The writers are seeking a formula for fair compensation for their work when it is broadcast on the Internet, downloaded to iPods or cell phones or distributed via DVD.

Writers Guild of America, East (WGAE) President Michael Winship, in a letter to members, says the strike has become a movement  

inspiring not only our own membership but folks throughout organized labor, across the country and all over the world. Public support has been overwhelming and inspiring. Our high profile actions have come to symbolize discontent with the status quo in general, and specifically with the overreaching greed of the global mega-corporations that own the media.

Winship called some of the producers’ latest proposals “half-baked.” Although producers claim they are offering writers a $130 million increase, the Writers Guild says, in reality, management has proposed major rollbacks in the rates writers are paid for works used on the Internet.

For example, a writer who writes a 30-minute prime-time TV show takes an 88 percent cut when that show runs on the Internet and a 98 percent cut for reruns on the Internet.

More than 130 daytime soap opera writers signed an ad in the entertainment industry newspaper Variety strongly supporting the strike, when an article in Soap Opera Digest attacked their position and suggested they had no real stake in the strike. WGAE’s Daytime Committee wrote the magazine saying: 

Our position is basic: If it’s on a screen and it moves, the Guild covers it. And we want residuals for the re-use of that work.   

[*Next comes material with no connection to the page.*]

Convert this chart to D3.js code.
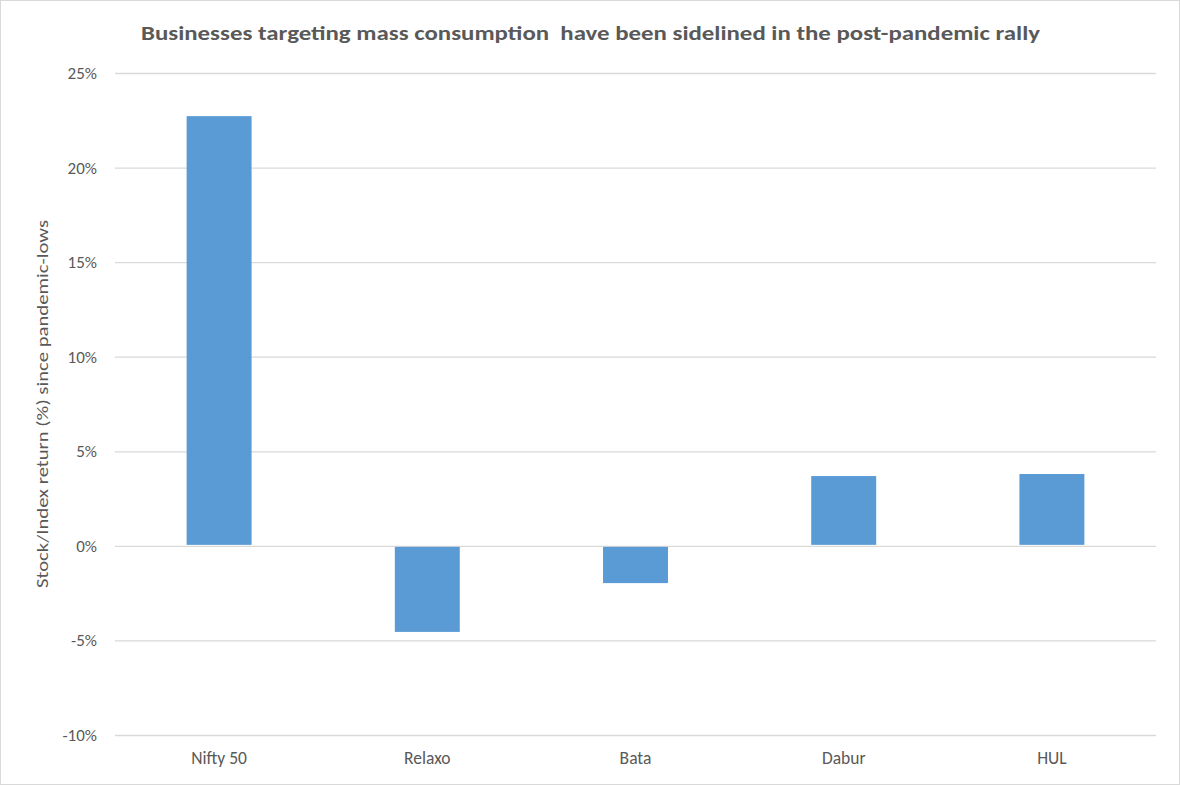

What that means in real terms for writers is the difference between being able to provide for your family—or not. Having health insurance—or not. Becoming seniors with a union-provided pension—or not. Daytime writers share these concerns with every other writer in the industry.

Writer Andrea Sarvady puts the issues involved in perspective in the Dec. 1 Chicago Sun-Times. She says the strike is simply an issue of fairness and survival: 

A misleading statistic bandied about is that the average Writers Guild of America member makes $204,000 a year. The far more significant number is the median writing income—a whopping $5,000 a year. In other words, skim the millionaires off the top and the picture shifts dramatically to one of many underemployed creatives, hoping to stay in the middle class through moonlighting and residuals.

All the writers want is a small cut should massive profits once more be realized. As industry blogger Jan McLaughlin puts it: “Five percent of nothing is nothing. What do the studios lose if Internet entertainment never proves a gold mine? Nothing. If Internet-based entertainment makes money—share. Share with the people who helped you make the magic happen.” 

Meanwhile, “Tonight” show host Jay Leno, who has passed out donuts on the picket lines, joined CBS’s David Letterman and NBC colleague Conan O’Brien in agreeing to pay their nonwriting staffs at least through this week and perhaps longer as the strike continues.

Leno agreed to cover the salaries of some 80 nonwriting staff members of the late-night talk show. Leno will reassess the situation week by week, depending on what happens with the contract talks, according to an NBC spokesperson.